# **Decision Tree**

A Decision Tree is a supervised learning algorithm used for classification and regression tasks. It creates a tree-like structure where decisions are made based on feature values. 

---

## **1. Core Concepts**

### **a. Root Node**
- The topmost node in the tree.  
- Represents the entire dataset and is split into child nodes based on the best attribute.

### **b. Splitting**
- The process of dividing the dataset into subsets based on a specific feature and its threshold value.  
- Splitting continues recursively to build the tree.

### **c. Decision Node**
- A node that represents a decision to further split the dataset based on a feature value.

### **d. Leaf Node**
- The terminal node of the tree, representing the final output or class label.  
- No further splitting occurs at this point.

### **e. Branch**
- A sub-section of the tree that connects nodes and shows the path from a parent node to its child node(s).

### **f. Parent and Child Nodes**
- **Parent Node**: A node that is split into child nodes.  
- **Child Node**: A node derived from splitting a parent node.

---

## **2. Attribute Selection Measures (ASM)**

Attribute selection measures are used to determine the best feature for splitting at each step. Common ASMs include:

### **a.

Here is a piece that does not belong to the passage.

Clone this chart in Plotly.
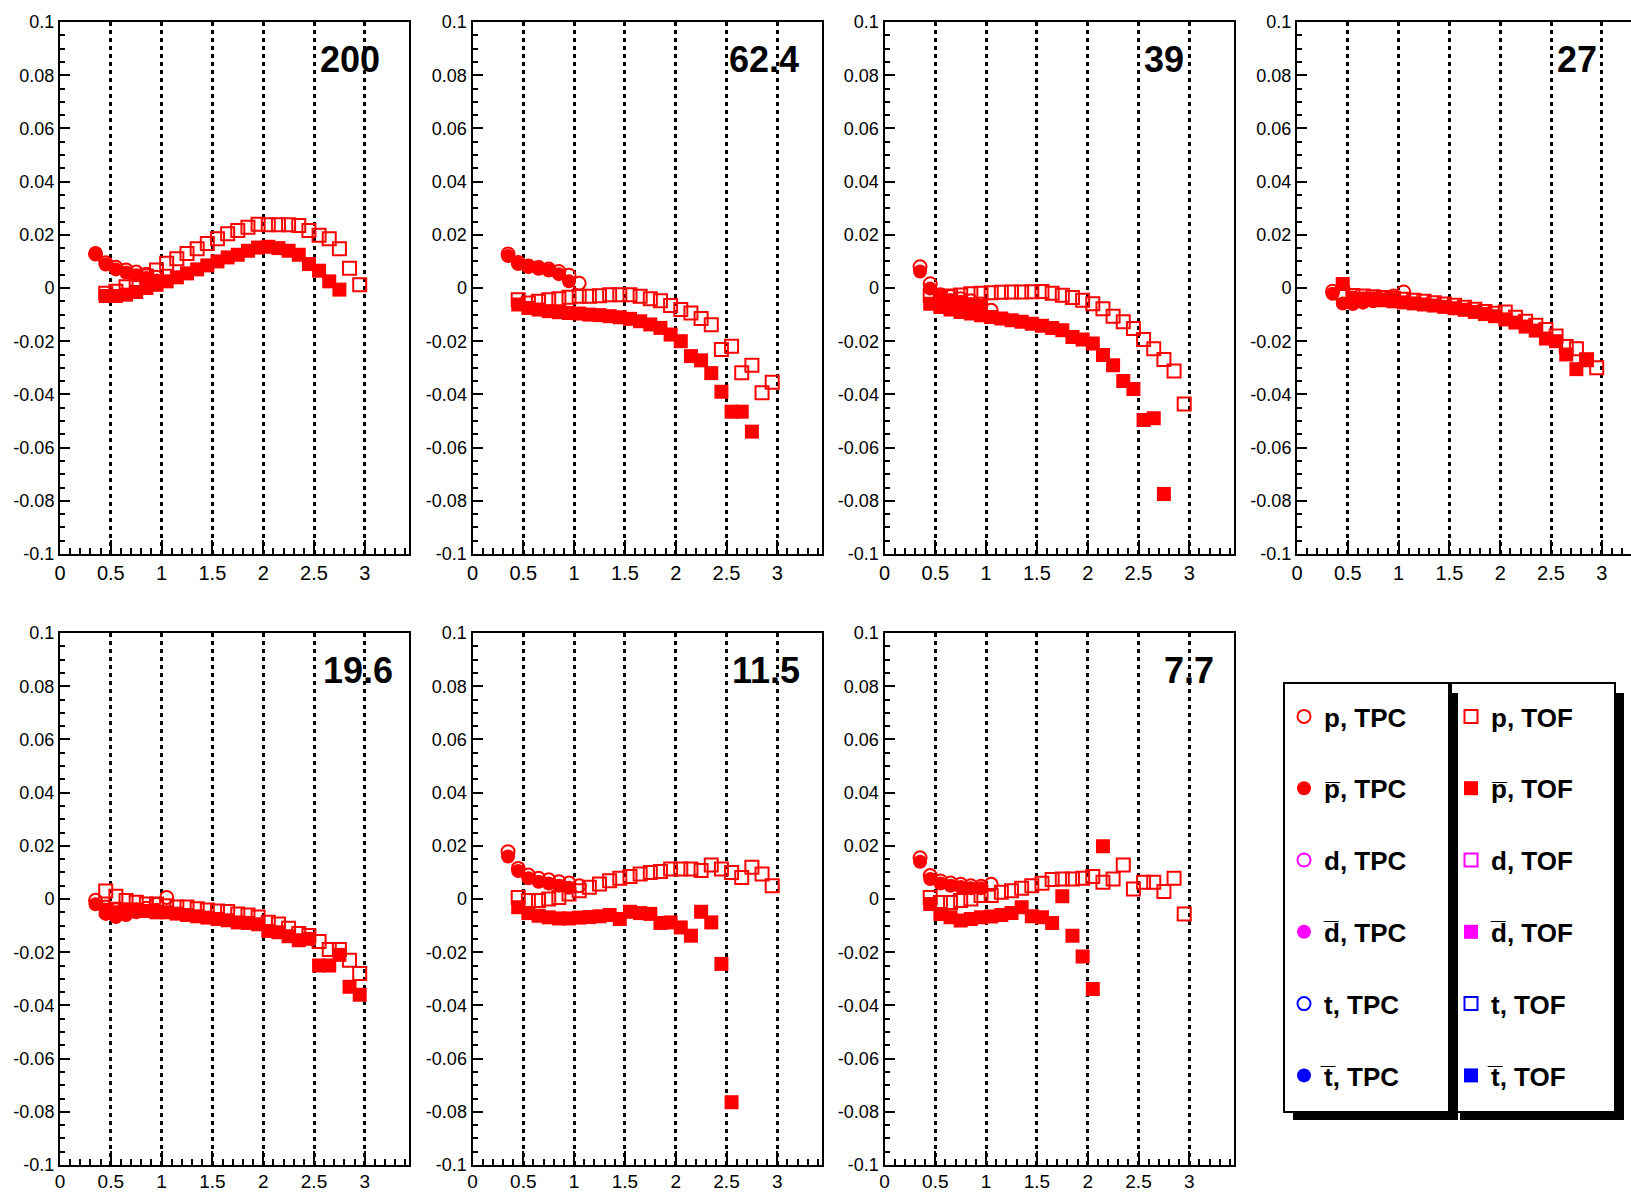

Information Gain (IG)**
- Measures the reduction in entropy after a split.  
- Formula for entropy:  
  $$ 
  H(S) = -\sum_{i=1}^n P_i \log_2 P_i 
  $$  
  Where $P_i$ is the probability of class $i$.  
- Information Gain:  
  $$ 
  IG(S, A) = H(S) - \sum_{v \in A} \frac{|S_v|}{|S|} H(S_v) 
  $$  
  Where $S_v$ is the subset after splitting on attribute $A$.

- **When to Use**: Use when entropy-based splitting is required, common in ID3 and C4.5 algorithms.

### **b. Gini Index**
- Measures the impurity of a dataset. Lower values indicate a better split.  
- Formula:  
  $$ 
  Gini(S) = 1 - \sum_{i=1}^n (P_i)^2 
  $$  
  - $P_i$: Probability of class $i$.  
- Gini Index after a split:  
  $$ 
  Gini_{split} = \sum_{v \in A} \frac{|S_v|}{|S|} Gini(S_v) 
  $$

- **When to Use**: Gini Index is faster to compute and is commonly used in CART (Classification and Regression Trees).

---

## **3. CART Algorithm (Classification and Regression Trees)**

The CART algorithm is the backbone of decision trees.  
- **Steps**:
  1. Start with the root node containing the entire dataset.
  2. For each feature, calculate the **Gini Index** or another ASM to determine the best split.
  3. Split the dataset at the feature and value that minimizes impurity.
  4. Repeat the process recursively for each child node until a stopping condition is met (e.g., all samples belong to one class or maximum tree depth is reached).
  5. Assign leaf nodes with the majority class (for classification) or mean value (for regression).

---

## **4. Pruning**

Pruning is the process of reducing the size of a decision tree by removing nodes that do not provide significant information.  
### **a. Types of Pruning**:
- **Pre-Pruning**: Stop tree growth early based on a predefined condition (e.g., maximum depth).  
- **Post-Pruning**: Grow the full tree first and then remove nodes that do not contribute significantly to the model.

### **Advantages**:
- Prevents overfitting.  
- Improves generalization.  

---

## **5. Decision Tree Structure and Terms**

### **Summary of Key Components**:
- **Root Node**: Starting point with the full dataset.  
- **Decision Nodes**: Points where the data splits based on an attribute.  
- **Leaf Nodes**: Endpoints with a class label or regression value.  
- **Branches**: Connections between nodes showing decisions made.  
- **Parent and Child**: Hierarchical relationship between nodes.

---

## **6. Applications of Decision Trees**
- **Classification**: Spam detection, sentiment analysis, etc.  
- **Regression**: Predicting house prices, stock market trends, etc.

Decision trees are intuitive and easy to interpret, making them widely used for various machine learning tasks.